_DATA SEGMENT_.

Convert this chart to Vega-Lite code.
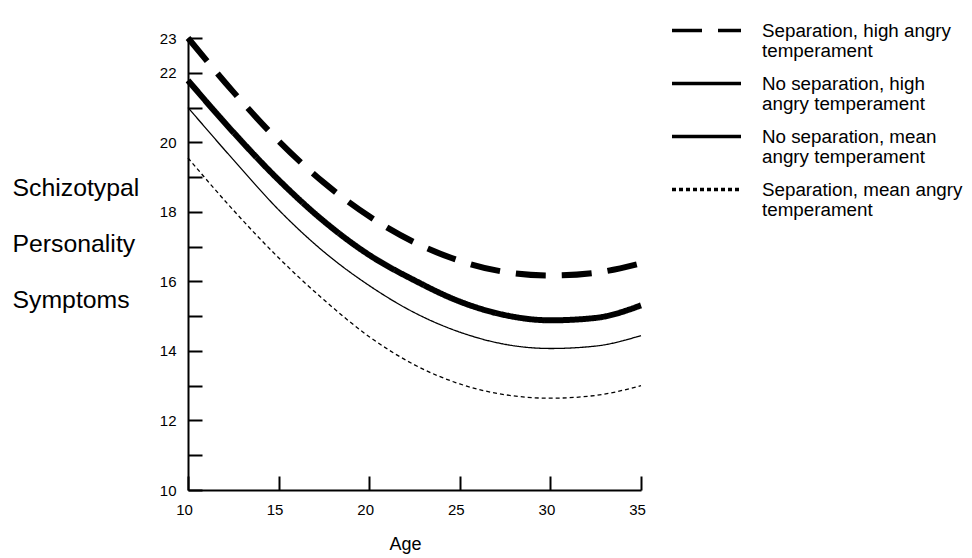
{
  "$schema": "https://vega.github.io/schema/vega-lite/v6.json",
  "width": 453,
  "height": 452,
  "autosize": {"type": "none"},
  "padding": {"left": 188, "top": 38, "right": 331, "bottom": 68},
  "background": "white",
  "config": {"view": {"stroke": null}, "font": "Liberation Sans"},
  "data": {
    "values": [
      {"series": "Separation, high angry|temperament", "age": 10, "v": 23.0},
      {"series": "Separation, high angry|temperament", "age": 12.5, "v": 21.45},
      {"series": "Separation, high angry|temperament", "age": 15, "v": 20.04},
      {"series": "Separation, high angry|temperament", "age": 17.5, "v": 18.84},
      {"series": "Separation, high angry|temperament", "age": 20, "v": 17.87},
      {"series": "Separation, high angry|temperament", "age": 22.5, "v": 17.12},
      {"series": "Separation, high angry|temperament", "age": 25, "v": 16.59},
      {"series": "Separation, high angry|temperament", "age": 27.5, "v": 16.27},
      {"series": "Separation, high angry|temperament", "age": 30, "v": 16.17},
      {"series": "Separation, high angry|temperament", "age": 32.5, "v": 16.25},
      {"series": "Separation, high angry|temperament", "age": 35, "v": 16.52},

      {"series": "No separation, high|angry temperament", "age": 10, "v": 21.78},
      {"series": "No separation, high|angry temperament", "age": 12.5, "v": 20.29},
      {"series": "No separation, high|angry temperament", "age": 15, "v": 18.92},
      {"series": "No separation, high|angry temperament", "age": 17.5, "v": 17.73},
      {"series": "No separation, high|angry temperament", "age": 20, "v": 16.76},
      {"series": "No separation, high|angry temperament", "age": 22.5, "v": 16.03},
      {"series": "No separation, high|angry temperament", "age": 25, "v": 15.42},
      {"series": "No separation, high|angry temperament", "age": 27.5, "v": 15.03},
      {"series": "No separation, high|angry temperament", "age": 30, "v": 14.88},
      {"series": "No separation, high|angry temperament", "age": 32.5, "v": 14.95},
      {"series": "No separation, high|angry temperament", "age": 35, "v": 15.31},

      {"series": "No separation, mean|angry temperament", "age": 10, "v": 21.0},
      {"series": "No separation, mean|angry temperament", "age": 12.5, "v": 19.5},
      {"series": "No separation, mean|angry temperament", "age": 15, "v": 18.06},
      {"series": "No separation, mean|angry temperament", "age": 17.5, "v": 16.85},
      {"series": "No separation, mean|angry temperament", "age": 20, "v": 15.88},
      {"series": "No separation, mean|angry temperament", "age": 22.5, "v": 15.1},
      {"series": "No separation, mean|angry temperament", "age": 25, "v": 14.54},
      {"series": "No separation, mean|angry temperament", "age": 27.5, "v": 14.19},
      {"series": "No separation, mean|angry temperament", "age": 30, "v": 14.07},
      {"series": "No separation, mean|angry temperament", "age": 32.5, "v": 14.14},
      {"series": "No separation, mean|angry temperament", "age": 35, "v": 14.44},

      {"series": "Separation, mean angry|temperament", "age": 10, "v": 19.55},
      {"series": "Separation, mean angry|temperament", "age": 12.5, "v": 18.05},
      {"series": "Separation, mean angry|temperament", "age": 15, "v": 16.68},
      {"series": "Separation, mean angry|temperament", "age": 17.5, "v": 15.47},
      {"series": "Separation, mean angry|temperament", "age": 20, "v": 14.41},
      {"series": "Separation, mean angry|temperament", "age": 22.5, "v": 13.6},
      {"series": "Separation, mean angry|temperament", "age": 25, "v": 13.05},
      {"series": "Separation, mean angry|temperament", "age": 27.5, "v": 12.74},
      {"series": "Separation, mean angry|temperament", "age": 30, "v": 12.64},
      {"series": "Separation, mean angry|temperament", "age": 32.5, "v": 12.72},
      {"series": "Separation, mean angry|temperament", "age": 35, "v": 13.0}
    ]
  },
  "mark": {"type": "line", "interpolate": "monotone", "color": "black", "strokeCap": "butt"},
  "encoding": {
    "x": {
      "field": "age",
      "type": "quantitative",
      "scale": {"domain": [10, 35], "nice": false, "zero": false},
      "axis": {
        "title": "Age",
        "values": [10, 15, 20, 25, 30, 35],
        "tickSize": -14,
        "labelPadding": 26,
        "labelOffset": -4,
        "labelFlush": false,
        "labelFontSize": 15,
        "labelColor": "black",
        "domainColor": "black",
        "domainWidth": 2,
        "tickColor": "black",
        "tickWidth": 2,
        "grid": false,
        "titleFontSize": 18,
        "titleFontWeight": "normal",
        "titleColor": "black",
        "titleAlign": "center",
        "titleBaseline": "alphabetic",
        "titleX": 217,
        "titleY": 59
      }
    },
    "y": {
      "field": "v",
      "type": "quantitative",
      "scale": {"domain": [10, 23], "nice": false, "zero": false},
      "axis": {
        "title": ["Schizotypal", "Personality", "Symptoms"],
        "values": [10, 11, 12, 13, 14, 15, 16, 17, 18, 19, 20, 21, 22, 23],
        "labelExpr": "datum.value % 2 === 0 || datum.value === 23 ? datum.label : ''",
        "labelOverlap": false,
        "labelFlush": false,
        "tickSize": -14,
        "labelPadding": 26,
        "labelFontSize": 15,
        "labelColor": "black",
        "domainColor": "black",
        "domainWidth": 2,
        "tickColor": "black",
        "tickWidth": 2,
        "grid": false,
        "titleAngle": 0,
        "titleAlign": "left",
        "titleBaseline": "alphabetic",
        "titleX": -176,
        "titleY": 157,
        "titleLineHeight": 56,
        "titleFontSize": 24.8,
        "titleFontWeight": "normal",
        "titleColor": "black"
      }
    },
    "strokeDash": {
      "field": "series",
      "type": "nominal",
      "scale": {
        "domain": [
          "Separation, high angry|temperament",
          "No separation, high|angry temperament",
          "No separation, mean|angry temperament",
          "Separation, mean angry|temperament"
        ],
        "range": [[30, 16], [1, 0], [1, 0], [4, 3]]
      },
      "legend": {
        "title": null,
        "orient": "none",
        "legendX": 505,
        "legendY": -21,
        "padding": 0,
        "symbolType": "M-3,0H3",
        "symbolSize": 529,
        "symbolStrokeColor": "black",
        "symbolFillColor": "transparent",
        "symbolStrokeWidth": 3.5,
        "labelFontSize": 18.8,
        "labelFont": "Liberation Sans",
        "labelColor": "black",
        "labelOffset": 42,
        "labelLimit": 400,
        "rowPadding": 8,
        "labelExpr": "split(datum.label, '|')"
      }
    },
    "strokeWidth": {
      "condition": {"test": "indexof(datum.series, 'high') >= 0", "value": 6},
      "value": 1.3
    }
  }
}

_EXERCISE AIM_. Make an exact copy of the whole listing, but don't bring over any pictures.

_RESPONSE TO THIS EXERCISE_.
Convert this chart to Vega-Lite code.
{
  "$schema": "https://vega.github.io/schema/vega-lite/v6.json",
  "width": 453,
  "height": 452,
  "autosize": {"type": "none"},
  "padding": {"left": 188, "top": 38, "right": 331, "bottom": 68},
  "background": "white",
  "config": {"view": {"stroke": null}, "font": "Liberation Sans"},
  "data": {
    "values": [
      {"series": "Separation, high angry|temperament", "age": 10, "v": 23.0},
      {"series": "Separation, high angry|temperament", "age": 12.5, "v": 21.45},
      {"series": "Separation, high angry|temperament", "age": 15, "v": 20.04},
      {"series": "Separation, high angry|temperament", "age": 17.5, "v": 18.84},
      {"series": "Separation, high angry|temperament", "age": 20, "v": 17.87},
      {"series": "Separation, high angry|temperament", "age": 22.5, "v": 17.12},
      {"series": "Separation, high angry|temperament", "age": 25, "v": 16.59},
      {"series": "Separation, high angry|temperament", "age": 27.5, "v": 16.27},
      {"series": "Separation, high angry|temperament", "age": 30, "v": 16.17},
      {"series": "Separation, high angry|temperament", "age": 32.5, "v": 16.25},
      {"series": "Separation, high angry|temperament", "age": 35, "v": 16.52},

      {"series": "No separation, high|angry temperament", "age": 10, "v": 21.78},
      {"series": "No separation, high|angry temperament", "age": 12.5, "v": 20.29},
      {"series": "No separation, high|angry temperament", "age": 15, "v": 18.92},
      {"series": "No separation, high|angry temperament", "age": 17.5, "v": 17.73},
      {"series": "No separation, high|angry temperament", "age": 20, "v": 16.76},
      {"series": "No separation, high|angry temperament", "age": 22.5, "v": 16.03},
      {"series": "No separation, high|angry temperament", "age": 25, "v": 15.42},
      {"series": "No separation, high|angry temperament", "age": 27.5, "v": 15.03},
      {"series": "No separation, high|angry temperament", "age": 30, "v": 14.88},
      {"series": "No separation, high|angry temperament", "age": 32.5, "v": 14.95},
      {"series": "No separation, high|angry temperament", "age": 35, "v": 15.31},

      {"series": "No separation, mean|angry temperament", "age": 10, "v": 21.0},
      {"series": "No separation, mean|angry temperament", "age": 12.5, "v": 19.5},
      {"series": "No separation, mean|angry temperament", "age": 15, "v": 18.06},
      {"series": "No separation, mean|angry temperament", "age": 17.5, "v": 16.85},
      {"series": "No separation, mean|angry temperament", "age": 20, "v": 15.88},
      {"series": "No separation, mean|angry temperament", "age": 22.5, "v": 15.1},
      {"series": "No separation, mean|angry temperament", "age": 25, "v": 14.54},
      {"series": "No separation, mean|angry temperament", "age": 27.5, "v": 14.19},
      {"series": "No separation, mean|angry temperament", "age": 30, "v": 14.07},
      {"series": "No separation, mean|angry temperament", "age": 32.5, "v": 14.14},
      {"series": "No separation, mean|angry temperament", "age": 35, "v": 14.44},

      {"series": "Separation, mean angry|temperament", "age": 10, "v": 19.55},
      {"series": "Separation, mean angry|temperament", "age": 12.5, "v": 18.05},
      {"series": "Separation, mean angry|temperament", "age": 15, "v": 16.68},
      {"series": "Separation, mean angry|temperament", "age": 17.5, "v": 15.47},
      {"series": "Separation, mean angry|temperament", "age": 20, "v": 14.41},
      {"series": "Separation, mean angry|temperament", "age": 22.5, "v": 13.6},
      {"series": "Separation, mean angry|temperament", "age": 25, "v": 13.05},
      {"series": "Separation, mean angry|temperament", "age": 27.5, "v": 12.74},
      {"series": "Separation, mean angry|temperament", "age": 30, "v": 12.64},
      {"series": "Separation, mean angry|temperament", "age": 32.5, "v": 12.72},
      {"series": "Separation, mean angry|temperament", "age": 35, "v": 13.0}
    ]
  },
  "mark": {"type": "line", "interpolate": "monotone", "color": "black", "strokeCap": "butt"},
  "encoding": {
    "x": {
      "field": "age",
      "type": "quantitative",
      "scale": {"domain": [10, 35], "nice": false, "zero": false},
      "axis": {
        "title": "Age",
        "values": [10, 15, 20, 25, 30, 35],
        "tickSize": -14,
        "labelPadding": 26,
        "labelOffset": -4,
        "labelFlush": false,
        "labelFontSize": 15,
        "labelColor": "black",
        "domainColor": "black",
        "domainWidth": 2,
        "tickColor": "black",
        "tickWidth": 2,
        "grid": false,
        "titleFontSize": 18,
        "titleFontWeight": "normal",
        "titleColor": "black",
        "titleAlign": "center",
        "titleBaseline": "alphabetic",
        "titleX": 217,
        "titleY": 59
      }
    },
    "y": {
      "field": "v",
      "type": "quantitative",
      "scale": {"domain": [10, 23], "nice": false, "zero": false},
      "axis": {
        "title": ["Schizotypal", "Personality", "Symptoms"],
        "values": [10, 11, 12, 13, 14, 15, 16, 17, 18, 19, 20, 21, 22, 23],
        "labelExpr": "datum.value % 2 === 0 || datum.value === 23 ? datum.label : ''",
        "labelOverlap": false,
        "labelFlush": false,
        "tickSize": -14,
        "labelPadding": 26,
        "labelFontSize": 15,
        "labelColor": "black",
        "domainColor": "black",
        "domainWidth": 2,
        "tickColor": "black",
        "tickWidth": 2,
        "grid": false,
        "titleAngle": 0,
        "titleAlign": "left",
        "titleBaseline": "alphabetic",
        "titleX": -176,
        "titleY": 157,
        "titleLineHeight": 56,
        "titleFontSize": 24.8,
        "titleFontWeight": "normal",
        "titleColor": "black"
      }
    },
    "strokeDash": {
      "field": "series",
      "type": "nominal",
      "scale": {
        "domain": [
          "Separation, high angry|temperament",
          "No separation, high|angry temperament",
          "No separation, mean|angry temperament",
          "Separation, mean angry|temperament"
        ],
        "range": [[30, 16], [1, 0], [1, 0], [4, 3]]
      },
      "legend": {
        "title": null,
        "orient": "none",
        "legendX": 505,
        "legendY": -21,
        "padding": 0,
        "symbolType": "M-3,0H3",
        "symbolSize": 529,
        "symbolStrokeColor": "black",
        "symbolFillColor": "transparent",
        "symbolStrokeWidth": 3.5,
        "labelFontSize": 18.8,
        "labelFont": "Liberation Sans",
        "labelColor": "black",
        "labelOffset": 42,
        "labelLimit": 400,
        "rowPadding": 8,
        "labelExpr": "split(datum.label, '|')"
      }
    },
    "strokeWidth": {
      "condition": {"test": "indexof(datum.series, 'high') >= 0", "value": 6},
      "value": 1.3
    }
  }
}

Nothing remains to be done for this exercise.